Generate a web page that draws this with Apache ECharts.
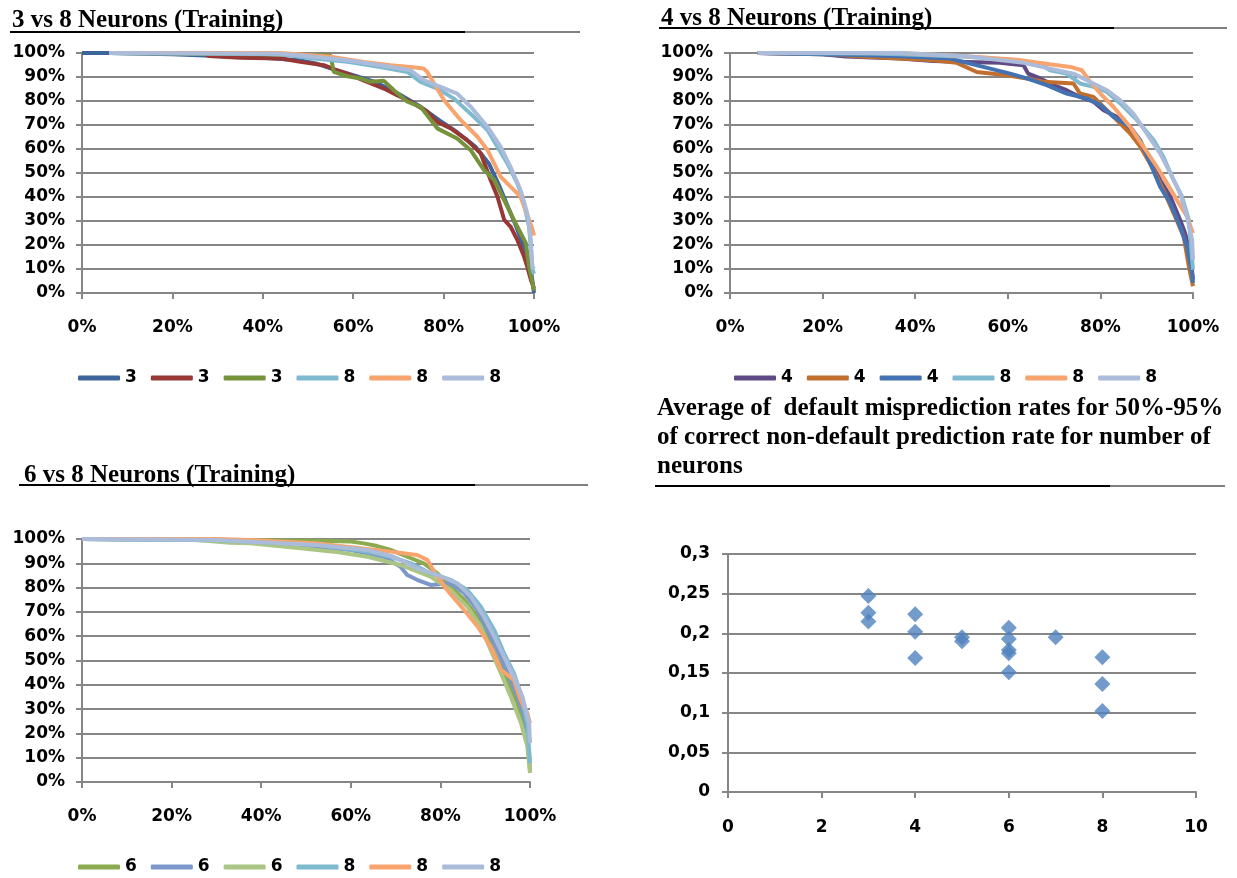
<!DOCTYPE html>
<html>
<head>
<meta charset="utf-8">
<script src="https://cdn.jsdelivr.net/npm/echarts@6/dist/echarts.min.js"></script>
<style>
  html, body { margin: 0; padding: 0; background: #fff; }
  #chart { width: 1237px; height: 878px; }
</style>
</head>
<body>
<div id="chart"></div>
<script>
// ---- Panel titles ----
const titles = [
  '3 vs 8 Neurons (Training)',
  '4 vs 8 Neurons (Training)',
  '6 vs 8 Neurons (Training)',
  'Average of  default misprediction rates for 50%-95%\nof correct non-default prediction rate for number of\nneurons'
];

// ---- Percent axis ticks (x and y of the three curve panels) ----
const xPctTicks = [0, 20, 40, 60, 80, 100];
const yPctTicks = [0, 10, 20, 30, 40, 50, 60, 70, 80, 90, 100];

// ---- Panel 1: 3 vs 8 neurons, [non-default rate %, default rate %] ----
const p1_3a = [[0,100],[6,100],[20,99.5],[30,98.7],[40,98],[48,97],[52,95.5],[56,93],[60,90.8],[65,87.8],[70,83],[75,77.5],[79,72],[83,67],[87,61],[90,54],[92,46],[94,37],[96,28],[98,18],[99.3,10],[100,0]];
const p1_3b = [[6,100],[27,100],[28,98.7],[35,98],[44,97.7],[48.3,96.3],[53.5,94.9],[55.7,93.3],[58.7,91.4],[63.1,88],[66.8,85.2],[69.7,82.4],[72.7,79.7],[76.4,75.5],[78.6,71.3],[81.6,68.6],[85.2,63.7],[88.2,58.2],[90.4,47.1],[91.9,40.2],[93.4,30.5],[94.8,27.7],[96.3,22.2],[97.8,15.2],[98.5,11.1],[99.3,5.5],[100,2]];
const p1_3c = [[6,100],[40,99.5],[55,99],[55.7,92.1],[58.7,90.3],[61.6,89.4],[63.8,88],[66.8,88.4],[69,84.5],[72,79.7],[74.9,77.6],[78.6,68.6],[83,64.4],[86,59.5],[88.9,51.3],[91.2,47.1],[94.1,36],[96.3,27.7],[98.2,20.8],[98.9,11.1],[100,1]];
const p1_8a = [[6,100],[30,99.8],[43.9,99.5],[51.3,97.7],[58.7,96.3],[66,94.2],[72,92.1],[74.9,88],[78.6,85.2],[82.3,81],[86.7,73.4],[89.7,67.9],[91.9,61],[94.1,54],[96.3,45.7],[97.4,40.2],[98.9,27.7],[99.7,9.7],[100,8]];
const p1_8b = [[6,100],[43.9,100],[55,98.4],[62.4,96.3],[68.3,94.9],[72.7,94.2],[75.6,93.5],[76.4,92.1],[77.9,87.3],[80.1,80.3],[83.8,72],[87.5,65.1],[89.7,59.6],[92.6,48.5],[94.8,44.3],[97,40.2],[98.9,30.5],[99.6,27],[100,24]];
const p1_8c = [[6,100],[43.9,99.7],[51.3,98.4],[58.7,97],[66,94.9],[72.7,92.8],[75.6,88.7],[79.3,85.9],[83,83.1],[86,77.6],[89.7,69.3],[92.6,61],[94.8,52.6],[97,43],[98.5,33.3],[99.3,22.2],[99.6,11.1],[100,10]];

// ---- Panel 2: 4 vs 8 neurons ----
const p2_4a = [[6,100],[20,99.5],[25,98.5],[36.7,97.7],[43.9,96.7],[51.1,96.3],[58.3,95.9],[63.4,94.9],[64.4,91.4],[67,89.4],[69.9,86.6],[72.7,84.5],[75.6,81.7],[78.5,79.7],[80.7,76.2],[83.5,73.4],[85.7,69.3],[88.6,62.3],[90.8,55.4],[92.9,47.1],[95.1,40.2],[97.2,30.5],[98.3,24.9],[99.4,16.6],[100,5.5]];
const p2_4b = [[6,100],[22,99.5],[28,98.5],[36.7,97.7],[43.9,97],[49,95.9],[53.3,92.1],[59.8,90.7],[64.1,89.4],[67.7,88],[74.2,87.3],[75.6,83.1],[78.5,81.7],[81.4,76.2],[84.3,70.6],[86.4,66.5],[88.6,61],[91.5,51.3],[93.6,43],[95.8,33.3],[98,23.5],[99.1,11.1],[100,2.8]];
const p2_4c = [[6,100],[25,99.3],[36.7,98.6],[47.5,97.7],[54.7,94.2],[60.5,91.4],[64.1,89.4],[68.4,86.6],[72.7,83.1],[77.1,81],[80,78.3],[82.8,73.4],[86.4,69.3],[88.6,63.7],[90.8,54],[92.9,44.3],[95.1,37.4],[97.2,27.7],[98.7,19.4],[99.8,8.3],[100,4.2]];
const p2_8a = [[6,100],[30,99.8],[36.7,99.5],[51.1,98.4],[61.9,97],[67,95.6],[69.1,92.8],[72.7,91.4],[75.6,87.3],[78.5,85.9],[81.4,83.8],[84.3,79],[87.9,72],[91.5,63.7],[93.6,56.8],[95.8,47.1],[97.6,40.2],[99.1,30.5],[100,9.7]];
const p2_8b = [[6,100],[36.7,100],[51.1,98.6],[61.9,97.2],[69.1,95.3],[73.5,94.2],[76,92.8],[77.8,88],[80,83.1],[82.8,77.6],[86.4,69.3],[89.3,61],[92.2,52.6],[94.4,45.7],[96.5,38.8],[98.7,31.9],[100,24.9]];
const p2_8c = [[6,100],[36.7,100],[51.1,98.6],[63.4,95.9],[69.1,93.5],[74.2,91.4],[78.5,87.3],[81.4,84.5],[84.3,80.3],[87.1,74.8],[90,66.5],[92.9,58.2],[95.1,49.9],[97.2,41.6],[98.7,31.9],[99.8,22.2],[100,13.9]];

// ---- Panel 3: 6 vs 8 neurons ----
const p3_6a = [[0,100],[40,99.5],[55,99.2],[60,99],[62.9,98.2],[65.9,97.1],[68.9,95.5],[72.6,92.7],[76.3,90],[79.3,85.9],[82.3,80.4],[85.3,75],[88.3,68.1],[90.5,59.9],[92.7,50.3],[95,42],[97.2,32.5],[98.7,22.9],[99.8,11.9],[100,4]];
const p3_6b = [[0,100],[30,99.5],[37.6,98.9],[48.8,97.5],[60,95.5],[67.4,92.7],[71.1,88.6],[72.6,85.2],[74.8,83.2],[77.8,81.1],[82.3,81.8],[85.3,77.7],[88.3,70.8],[90.5,62.6],[92.7,54.4],[95,44.8],[97.2,35.2],[98.7,27],[100,16]];
const p3_6c = [[0,100],[25,99.7],[33,98.5],[37.6,98.2],[48.8,96.2],[56.2,94.8],[63.7,92.7],[71.1,89.3],[77.8,84.5],[82.3,79],[86,72.2],[89,64],[91.2,54.4],[93.5,44.8],[95.7,35.2],[98,24.2],[99.4,14.7],[100,3.7]];
const p3_8a = [[0,100],[30,99.5],[37.6,98.9],[52.5,97.5],[63.7,94.8],[68.9,92.7],[73.4,90],[77.8,85.9],[82.3,83.2],[86,79],[89,72.2],[92,62.6],[94.2,53],[96.4,44.8],[97.9,36.6],[99.4,24.2],[100,7.8]];
const p3_8b = [[0,100],[30,100],[37.6,99.6],[52.5,98.2],[62.2,96.2],[68.9,94.8],[74.8,93.4],[77.1,91.4],[78.6,86.6],[81.5,79],[85.3,70.8],[88.3,64],[91.2,55.8],[93.5,46.2],[96.4,42],[97.9,33.8],[99.4,28.4],[100,24.2]];
const p3_8c = [[0,100],[30,99.6],[37.6,98.9],[52.5,97.5],[63.7,95.5],[69.6,92.7],[74.8,87.9],[79.3,85.2],[83.8,81.8],[86.8,76.3],[89.7,68.1],[92,59.9],[94.2,51.6],[96.4,43.4],[98.3,35.2],[99.8,24.2],[100,16]];

// ---- Panel 4: average default misprediction rate by number of neurons ----
const neurons = [3, 3, 3, 4, 4, 4, 5, 5, 6, 6, 6, 6, 6, 7, 8, 8, 8];
const avgRates = [0.247, 0.226, 0.215, 0.224, 0.202, 0.169, 0.195, 0.190, 0.207, 0.193, 0.179, 0.175, 0.151, 0.195, 0.170, 0.136, 0.102];
const neuronTicks = [0, 2, 4, 6, 8, 10];
const rateTicks = [0, 0.05, 0.1, 0.15, 0.2, 0.25, 0.3];

// ---- Series lists per panel: [legend label, data, colour] ----
const panel1 = [['3', p1_3a, '#3D659B'], ['3', p1_3b, '#973836'], ['3', p1_3c, '#76933C'], ['8', p1_8a, '#7EBACF'], ['8', p1_8b, '#F8A46E'], ['8', p1_8c, '#AABCDA']];
const panel2 = [['4', p2_4a, '#604A86'], ['4', p2_4b, '#C06F2E'], ['4', p2_4c, '#4372B2'], ['8', p2_8a, '#7EBACF'], ['8', p2_8b, '#F8A46E'], ['8', p2_8c, '#AABCDA']];
const panel3 = [['6', p3_6a, '#8CAA4F'], ['6', p3_6b, '#7C97C9'], ['6', p3_6c, '#ABC584'], ['8', p3_8a, '#7EBACF'], ['8', p3_8b, '#F8A46E'], ['8', p3_8c, '#AABCDA']];

const LABEL_FONT = '"DejaVu Sans", Verdana, sans-serif';
const TITLE_FONT = '"Liberation Serif", "Times New Roman", serif';
const GRID_GREY = '#868686';

const grids = [
  { left: 82, top: 53, width: 452, height: 240 },
  { left: 730, top: 53, width: 463, height: 240 },
  { left: 82, top: 539, width: 448, height: 243 },
  { left: 728, top: 554, width: 468, height: 238 }
];

const labelStyle = { color: '#000', fontFamily: LABEL_FONT, fontWeight: 'bold', fontSize: 17 };

function pctX(i) {
  return {
    type: 'value', gridIndex: i, min: xPctTicks[0], max: xPctTicks[xPctTicks.length - 1],
    interval: xPctTicks[1] - xPctTicks[0],
    axisLine: { show: true, lineStyle: { color: GRID_GREY, width: 2 } },
    axisTick: { show: true, length: 6, lineStyle: { color: GRID_GREY, width: 2 } },
    axisLabel: Object.assign({ margin: 26, formatter: '{value}%' }, labelStyle),
    splitLine: { show: false }
  };
}
function pctY(i) {
  return {
    type: 'value', gridIndex: i, min: yPctTicks[0], max: yPctTicks[yPctTicks.length - 1],
    interval: yPctTicks[1] - yPctTicks[0],
    axisLine: { show: true, lineStyle: { color: GRID_GREY, width: 2 } },
    axisTick: { show: true, length: 6, lineStyle: { color: GRID_GREY, width: 2 } },
    axisLabel: Object.assign({ margin: 17, formatter: '{value}%' }, labelStyle),
    splitLine: { show: true, lineStyle: { color: GRID_GREY, width: 2 } }
  };
}

const xAxes = [pctX(0), pctX(1), pctX(2), {
  type: 'value', gridIndex: 3, min: neuronTicks[0], max: neuronTicks[neuronTicks.length - 1],
  interval: neuronTicks[1] - neuronTicks[0],
  axisLine: { show: true, onZero: false, lineStyle: { color: GRID_GREY, width: 2 } },
  axisTick: { show: true, length: 6, lineStyle: { color: GRID_GREY, width: 2 } },
  axisLabel: Object.assign({ margin: 27 }, labelStyle),
  splitLine: { show: false }
}];
const yAxes = [pctY(0), pctY(1), pctY(2), {
  type: 'value', gridIndex: 3, min: rateTicks[0], max: rateTicks[rateTicks.length - 1],
  interval: rateTicks[1] - rateTicks[0],
  axisLine: { show: true, lineStyle: { color: GRID_GREY, width: 2 } },
  axisTick: { show: true, length: 6, lineStyle: { color: GRID_GREY, width: 2 } },
  axisLabel: Object.assign({ margin: 18, formatter: v => String(+v.toFixed(2)).replace('.', ',') }, labelStyle),
  splitLine: { show: true, lineStyle: { color: GRID_GREY, width: 2 } }
}];

const series = [];
const legends = [];
const legendPos = [{ left: 78, top: 368 }, { left: 734, top: 368 }, { left: 78, top: 857 }];
[panel1, panel2, panel3].forEach((panel, p) => {
  const names = [];
  panel.forEach(([label, data, color], k) => {
    const name = 'p' + (p + 1) + '|' + label + '|' + k;
    names.push(name);
    series.push({
      name, type: 'line', xAxisIndex: p, yAxisIndex: p, data,
      showSymbol: false, symbol: 'none', smooth: false,
      lineStyle: { color, width: 4 }, itemStyle: { color },
      emphasis: { disabled: true }, animation: false
    });
  });
  legends.push(Object.assign({
    data: names, orient: 'horizontal', padding: 0, itemGap: 14,
    itemWidth: 42, itemHeight: 5, icon: 'roundRect',
    formatter: n => n.split('|')[1],
    textStyle: Object.assign({ lineHeight: 20, padding: [0, 0, 0, 0] }, labelStyle),
    selectedMode: false
  }, legendPos[p]));
});

series.push({
  name: 'avg', type: 'scatter', xAxisIndex: 3, yAxisIndex: 3,
  data: neurons.map((n, i) => [n, avgRates[i]]),
  symbol: 'diamond', symbolSize: 16,
  itemStyle: { color: '#4F81BD' }, animation: false
});

const titleStyle = { color: '#000', fontFamily: TITLE_FONT, fontWeight: 'bold', fontSize: 25 };

// Underlines beneath each panel heading: black run, then a grey continuation
function rule(x1, xMid, x2, y) {
  return [
    { type: 'line', shape: { x1, y1: y, x2: xMid, y2: y }, style: { stroke: '#000', lineWidth: 2 } },
    { type: 'line', shape: { x1: xMid, y1: y, x2, y2: y }, style: { stroke: '#808080', lineWidth: 2 } }
  ];
}

const option = {
  backgroundColor: '#fff',
  title: [
    { text: titles[0], left: 12, top: 8, padding: 0, textStyle: titleStyle },
    { text: titles[1], left: 661, top: 6, padding: 0, textStyle: titleStyle },
    { text: titles[2], left: 24, top: 463, padding: 0, textStyle: titleStyle },
    { text: titles[3], left: 657, top: 394, padding: 0, textStyle: Object.assign({}, titleStyle, { lineHeight: 29 }) }
  ],
  grid: grids,
  xAxis: xAxes,
  yAxis: yAxes,
  legend: legends,
  series,
  graphic: [].concat(
    rule(10, 465, 580, 32),
    rule(659, 1114, 1227, 28),
    rule(19, 475, 588, 485),
    rule(655, 1110, 1225, 486)
  )
};

const chart = echarts.init(document.getElementById('chart'), null, { renderer: 'canvas' });
chart.setOption(option);
</script>
</body>
</html>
===
## What the exercise asks
Leave out the pictures and restate, word for word, the lines from the top of the data through the line containing "80, 90, 100];", both included.

## Written answer
Generate a web page that draws this with Apache ECharts.
<!DOCTYPE html>
<html>
<head>
<meta charset="utf-8">
<script src="https://cdn.jsdelivr.net/npm/echarts@6/dist/echarts.min.js"></script>
<style>
  html, body { margin: 0; padding: 0; background: #fff; }
  #chart { width: 1237px; height: 878px; }
</style>
</head>
<body>
<div id="chart"></div>
<script>
// ---- Panel titles ----
const titles = [
  '3 vs 8 Neurons (Training)',
  '4 vs 8 Neurons (Training)',
  '6 vs 8 Neurons (Training)',
  'Average of  default misprediction rates for 50%-95%\nof correct non-default prediction rate for number of\nneurons'
];

// ---- Percent axis ticks (x and y of the three curve panels) ----
const xPctTicks = [0, 20, 40, 60, 80, 100];
const yPctTicks = [0, 10, 20, 30, 40, 50, 60, 70, 80, 90, 100];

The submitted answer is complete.